:: Available records ::
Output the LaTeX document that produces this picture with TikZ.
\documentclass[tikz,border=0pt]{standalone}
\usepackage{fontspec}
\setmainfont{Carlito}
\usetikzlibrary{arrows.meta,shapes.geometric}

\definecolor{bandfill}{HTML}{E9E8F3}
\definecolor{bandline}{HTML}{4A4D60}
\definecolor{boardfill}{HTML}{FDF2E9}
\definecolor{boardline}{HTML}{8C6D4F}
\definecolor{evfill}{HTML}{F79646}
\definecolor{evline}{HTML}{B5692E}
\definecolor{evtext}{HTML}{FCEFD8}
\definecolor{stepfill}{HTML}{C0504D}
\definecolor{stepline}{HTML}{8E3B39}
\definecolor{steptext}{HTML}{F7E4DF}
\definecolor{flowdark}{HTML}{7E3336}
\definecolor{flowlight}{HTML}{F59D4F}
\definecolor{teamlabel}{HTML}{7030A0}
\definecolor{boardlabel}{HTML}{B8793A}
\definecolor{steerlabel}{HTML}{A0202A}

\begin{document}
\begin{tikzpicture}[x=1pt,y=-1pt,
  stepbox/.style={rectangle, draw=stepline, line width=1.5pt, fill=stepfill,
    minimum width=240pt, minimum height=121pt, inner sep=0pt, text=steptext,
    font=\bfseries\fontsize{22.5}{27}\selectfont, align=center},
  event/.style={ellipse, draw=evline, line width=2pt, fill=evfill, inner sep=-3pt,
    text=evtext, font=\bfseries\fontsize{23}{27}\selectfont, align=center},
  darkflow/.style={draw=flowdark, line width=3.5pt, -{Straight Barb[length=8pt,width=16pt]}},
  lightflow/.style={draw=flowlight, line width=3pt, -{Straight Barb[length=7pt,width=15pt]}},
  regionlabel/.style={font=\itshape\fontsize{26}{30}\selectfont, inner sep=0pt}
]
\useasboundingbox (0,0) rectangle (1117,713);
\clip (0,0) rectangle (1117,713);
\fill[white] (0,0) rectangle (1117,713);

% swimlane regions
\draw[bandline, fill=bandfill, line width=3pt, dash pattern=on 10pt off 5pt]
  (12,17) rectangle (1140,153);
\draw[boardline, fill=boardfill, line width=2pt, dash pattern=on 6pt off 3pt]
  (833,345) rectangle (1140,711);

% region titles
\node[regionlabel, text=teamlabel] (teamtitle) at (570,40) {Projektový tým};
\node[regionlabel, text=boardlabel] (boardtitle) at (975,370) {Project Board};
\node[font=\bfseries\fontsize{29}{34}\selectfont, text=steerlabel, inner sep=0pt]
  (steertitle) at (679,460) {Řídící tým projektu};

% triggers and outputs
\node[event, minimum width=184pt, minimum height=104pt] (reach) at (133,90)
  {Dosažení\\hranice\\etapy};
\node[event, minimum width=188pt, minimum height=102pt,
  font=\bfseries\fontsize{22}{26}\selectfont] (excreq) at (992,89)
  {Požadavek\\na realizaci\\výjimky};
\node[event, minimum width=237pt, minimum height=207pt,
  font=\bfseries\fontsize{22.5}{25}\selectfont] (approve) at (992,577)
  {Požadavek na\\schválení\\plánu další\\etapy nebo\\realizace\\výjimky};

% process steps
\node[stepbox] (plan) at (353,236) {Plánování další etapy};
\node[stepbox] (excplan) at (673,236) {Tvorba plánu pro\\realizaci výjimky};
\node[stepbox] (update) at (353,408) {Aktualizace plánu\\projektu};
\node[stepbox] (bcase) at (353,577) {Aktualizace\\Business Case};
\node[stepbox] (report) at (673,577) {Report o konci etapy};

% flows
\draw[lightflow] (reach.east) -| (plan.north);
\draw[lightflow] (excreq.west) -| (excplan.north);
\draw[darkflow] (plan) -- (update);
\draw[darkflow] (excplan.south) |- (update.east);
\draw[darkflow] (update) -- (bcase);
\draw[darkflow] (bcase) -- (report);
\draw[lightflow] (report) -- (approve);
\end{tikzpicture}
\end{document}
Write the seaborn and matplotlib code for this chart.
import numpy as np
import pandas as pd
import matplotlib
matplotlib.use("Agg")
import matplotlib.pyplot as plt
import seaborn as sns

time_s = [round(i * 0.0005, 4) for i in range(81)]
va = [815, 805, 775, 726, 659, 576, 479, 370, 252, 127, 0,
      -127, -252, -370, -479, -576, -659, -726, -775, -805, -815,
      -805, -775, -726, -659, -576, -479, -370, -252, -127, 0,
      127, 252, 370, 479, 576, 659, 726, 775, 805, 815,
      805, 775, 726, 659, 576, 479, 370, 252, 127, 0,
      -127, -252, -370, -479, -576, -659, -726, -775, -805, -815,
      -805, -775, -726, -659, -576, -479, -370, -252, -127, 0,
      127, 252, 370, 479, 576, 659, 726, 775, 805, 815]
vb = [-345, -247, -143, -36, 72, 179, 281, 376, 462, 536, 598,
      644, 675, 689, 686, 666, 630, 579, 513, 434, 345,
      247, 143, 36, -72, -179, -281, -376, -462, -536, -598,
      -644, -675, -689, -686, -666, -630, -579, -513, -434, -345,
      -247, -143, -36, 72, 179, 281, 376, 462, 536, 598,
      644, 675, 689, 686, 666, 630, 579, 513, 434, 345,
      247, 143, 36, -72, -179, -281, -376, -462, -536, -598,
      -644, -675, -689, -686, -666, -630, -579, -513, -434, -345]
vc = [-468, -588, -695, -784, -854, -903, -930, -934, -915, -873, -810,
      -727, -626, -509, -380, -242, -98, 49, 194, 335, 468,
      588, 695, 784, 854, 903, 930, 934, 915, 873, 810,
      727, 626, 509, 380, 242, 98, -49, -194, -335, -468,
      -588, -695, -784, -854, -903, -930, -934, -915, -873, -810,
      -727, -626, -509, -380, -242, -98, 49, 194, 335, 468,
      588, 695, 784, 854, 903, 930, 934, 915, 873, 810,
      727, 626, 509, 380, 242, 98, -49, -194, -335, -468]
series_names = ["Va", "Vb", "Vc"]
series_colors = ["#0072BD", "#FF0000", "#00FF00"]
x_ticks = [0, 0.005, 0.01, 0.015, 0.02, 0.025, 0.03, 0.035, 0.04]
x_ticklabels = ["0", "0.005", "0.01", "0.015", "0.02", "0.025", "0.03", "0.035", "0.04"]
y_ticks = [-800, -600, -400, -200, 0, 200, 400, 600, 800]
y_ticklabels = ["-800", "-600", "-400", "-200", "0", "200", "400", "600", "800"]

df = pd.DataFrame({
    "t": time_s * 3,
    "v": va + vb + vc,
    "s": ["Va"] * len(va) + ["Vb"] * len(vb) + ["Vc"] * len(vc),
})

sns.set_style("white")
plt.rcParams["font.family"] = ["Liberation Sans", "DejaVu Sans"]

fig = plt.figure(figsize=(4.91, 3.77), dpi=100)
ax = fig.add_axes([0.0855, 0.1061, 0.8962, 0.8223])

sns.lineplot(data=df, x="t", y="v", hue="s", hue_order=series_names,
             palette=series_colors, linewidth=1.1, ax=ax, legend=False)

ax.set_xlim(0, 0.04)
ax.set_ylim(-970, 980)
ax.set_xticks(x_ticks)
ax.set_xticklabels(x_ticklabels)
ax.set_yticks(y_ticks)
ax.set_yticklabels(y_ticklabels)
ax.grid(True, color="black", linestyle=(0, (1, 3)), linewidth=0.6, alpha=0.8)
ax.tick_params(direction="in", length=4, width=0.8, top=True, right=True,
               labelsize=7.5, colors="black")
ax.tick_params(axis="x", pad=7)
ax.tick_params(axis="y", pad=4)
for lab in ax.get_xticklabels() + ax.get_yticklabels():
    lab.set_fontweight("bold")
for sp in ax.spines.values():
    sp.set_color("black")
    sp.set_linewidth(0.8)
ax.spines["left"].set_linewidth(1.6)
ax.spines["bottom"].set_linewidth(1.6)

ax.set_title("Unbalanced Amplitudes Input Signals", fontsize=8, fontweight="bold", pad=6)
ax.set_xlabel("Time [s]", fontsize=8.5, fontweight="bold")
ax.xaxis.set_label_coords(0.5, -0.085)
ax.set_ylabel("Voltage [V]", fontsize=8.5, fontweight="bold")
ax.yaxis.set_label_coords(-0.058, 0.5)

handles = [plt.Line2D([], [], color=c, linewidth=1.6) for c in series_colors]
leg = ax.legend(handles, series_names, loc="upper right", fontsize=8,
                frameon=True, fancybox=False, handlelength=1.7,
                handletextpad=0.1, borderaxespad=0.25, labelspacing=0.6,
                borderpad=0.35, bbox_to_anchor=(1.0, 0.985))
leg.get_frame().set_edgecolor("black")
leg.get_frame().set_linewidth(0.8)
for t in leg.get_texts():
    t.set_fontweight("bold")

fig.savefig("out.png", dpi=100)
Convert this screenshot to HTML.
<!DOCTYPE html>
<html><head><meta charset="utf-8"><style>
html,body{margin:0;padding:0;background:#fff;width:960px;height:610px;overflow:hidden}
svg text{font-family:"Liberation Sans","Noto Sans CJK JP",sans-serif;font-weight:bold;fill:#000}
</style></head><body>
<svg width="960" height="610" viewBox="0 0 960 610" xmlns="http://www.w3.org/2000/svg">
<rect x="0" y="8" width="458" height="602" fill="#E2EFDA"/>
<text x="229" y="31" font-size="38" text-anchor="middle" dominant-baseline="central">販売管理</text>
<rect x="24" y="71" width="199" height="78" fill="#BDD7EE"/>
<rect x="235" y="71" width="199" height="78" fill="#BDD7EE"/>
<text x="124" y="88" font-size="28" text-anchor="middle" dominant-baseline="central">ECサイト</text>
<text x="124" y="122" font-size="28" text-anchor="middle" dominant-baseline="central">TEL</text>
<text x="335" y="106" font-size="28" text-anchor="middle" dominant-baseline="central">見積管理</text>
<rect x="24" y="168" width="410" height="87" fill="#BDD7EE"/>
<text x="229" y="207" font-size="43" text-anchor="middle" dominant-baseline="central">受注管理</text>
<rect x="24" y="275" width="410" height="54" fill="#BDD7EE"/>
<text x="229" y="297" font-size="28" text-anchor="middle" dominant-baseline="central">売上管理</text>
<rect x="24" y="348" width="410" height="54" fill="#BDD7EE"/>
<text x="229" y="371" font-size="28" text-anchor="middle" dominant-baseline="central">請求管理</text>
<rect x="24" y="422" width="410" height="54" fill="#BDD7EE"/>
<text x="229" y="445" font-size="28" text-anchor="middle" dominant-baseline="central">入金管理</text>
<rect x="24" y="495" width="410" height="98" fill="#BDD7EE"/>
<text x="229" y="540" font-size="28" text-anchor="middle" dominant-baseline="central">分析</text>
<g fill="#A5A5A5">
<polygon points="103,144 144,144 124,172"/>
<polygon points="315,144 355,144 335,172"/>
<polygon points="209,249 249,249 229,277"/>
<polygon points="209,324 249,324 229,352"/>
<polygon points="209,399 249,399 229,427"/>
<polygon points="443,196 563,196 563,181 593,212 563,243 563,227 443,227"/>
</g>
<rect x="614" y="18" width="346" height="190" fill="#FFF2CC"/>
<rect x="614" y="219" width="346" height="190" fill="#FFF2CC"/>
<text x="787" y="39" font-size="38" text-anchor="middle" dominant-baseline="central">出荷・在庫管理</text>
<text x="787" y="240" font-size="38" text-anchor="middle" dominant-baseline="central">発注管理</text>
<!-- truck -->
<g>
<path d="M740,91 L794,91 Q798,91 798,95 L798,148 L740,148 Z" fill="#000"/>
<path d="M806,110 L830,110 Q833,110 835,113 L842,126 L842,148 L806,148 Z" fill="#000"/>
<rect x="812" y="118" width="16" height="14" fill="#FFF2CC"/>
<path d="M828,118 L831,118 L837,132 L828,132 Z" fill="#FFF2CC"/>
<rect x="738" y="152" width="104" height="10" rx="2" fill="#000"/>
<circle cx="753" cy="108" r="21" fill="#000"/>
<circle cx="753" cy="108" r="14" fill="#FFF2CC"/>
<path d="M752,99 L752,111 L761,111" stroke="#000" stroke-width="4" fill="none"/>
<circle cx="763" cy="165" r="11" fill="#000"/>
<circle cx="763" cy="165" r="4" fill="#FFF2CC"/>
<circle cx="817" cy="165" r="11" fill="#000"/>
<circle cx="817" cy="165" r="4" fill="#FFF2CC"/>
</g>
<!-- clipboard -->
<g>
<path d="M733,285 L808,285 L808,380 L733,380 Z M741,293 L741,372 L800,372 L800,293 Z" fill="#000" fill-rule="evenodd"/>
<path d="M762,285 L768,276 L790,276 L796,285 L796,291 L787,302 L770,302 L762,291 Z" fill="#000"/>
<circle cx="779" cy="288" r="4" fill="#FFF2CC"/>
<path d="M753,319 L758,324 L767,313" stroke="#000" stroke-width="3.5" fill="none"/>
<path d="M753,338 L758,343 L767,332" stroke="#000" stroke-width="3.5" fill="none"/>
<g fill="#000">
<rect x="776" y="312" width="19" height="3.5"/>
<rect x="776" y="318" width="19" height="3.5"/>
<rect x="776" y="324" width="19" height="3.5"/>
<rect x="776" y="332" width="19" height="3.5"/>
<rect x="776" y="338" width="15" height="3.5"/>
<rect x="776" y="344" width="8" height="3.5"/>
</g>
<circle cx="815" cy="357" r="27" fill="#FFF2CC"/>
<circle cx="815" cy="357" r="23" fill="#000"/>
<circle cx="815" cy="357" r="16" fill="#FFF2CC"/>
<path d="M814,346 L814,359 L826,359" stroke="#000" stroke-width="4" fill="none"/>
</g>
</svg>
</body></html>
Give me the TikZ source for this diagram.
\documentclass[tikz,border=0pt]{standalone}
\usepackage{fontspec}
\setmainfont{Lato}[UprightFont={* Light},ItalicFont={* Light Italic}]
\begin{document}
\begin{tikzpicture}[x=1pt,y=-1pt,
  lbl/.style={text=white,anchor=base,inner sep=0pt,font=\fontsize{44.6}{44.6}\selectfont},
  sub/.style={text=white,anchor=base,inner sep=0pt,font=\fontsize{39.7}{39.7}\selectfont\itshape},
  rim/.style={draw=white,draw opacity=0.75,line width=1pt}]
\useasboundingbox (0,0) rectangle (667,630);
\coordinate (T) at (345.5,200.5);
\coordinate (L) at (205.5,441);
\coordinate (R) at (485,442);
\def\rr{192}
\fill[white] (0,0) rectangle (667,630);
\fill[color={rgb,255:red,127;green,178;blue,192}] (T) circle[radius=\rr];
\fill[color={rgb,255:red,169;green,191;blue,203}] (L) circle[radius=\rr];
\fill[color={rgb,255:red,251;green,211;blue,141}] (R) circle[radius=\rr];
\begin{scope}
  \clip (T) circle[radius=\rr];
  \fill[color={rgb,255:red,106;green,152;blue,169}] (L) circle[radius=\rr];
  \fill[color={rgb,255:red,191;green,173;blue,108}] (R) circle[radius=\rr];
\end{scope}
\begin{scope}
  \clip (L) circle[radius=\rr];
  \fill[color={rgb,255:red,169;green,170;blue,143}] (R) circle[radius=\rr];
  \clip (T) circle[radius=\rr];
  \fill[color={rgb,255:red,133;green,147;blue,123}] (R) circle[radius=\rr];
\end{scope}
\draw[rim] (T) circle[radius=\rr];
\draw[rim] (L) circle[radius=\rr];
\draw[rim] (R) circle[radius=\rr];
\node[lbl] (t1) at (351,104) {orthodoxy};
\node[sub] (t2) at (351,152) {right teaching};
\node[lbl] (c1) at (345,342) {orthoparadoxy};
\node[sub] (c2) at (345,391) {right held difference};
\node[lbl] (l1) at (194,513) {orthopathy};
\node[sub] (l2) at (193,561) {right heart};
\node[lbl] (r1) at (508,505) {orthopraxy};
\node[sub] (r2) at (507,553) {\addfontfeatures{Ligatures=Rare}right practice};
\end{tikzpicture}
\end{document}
:::
### Your task
Count how many lines of the material hold the string "seaborn". Give the number and nothing more.

### Output for this exercise
2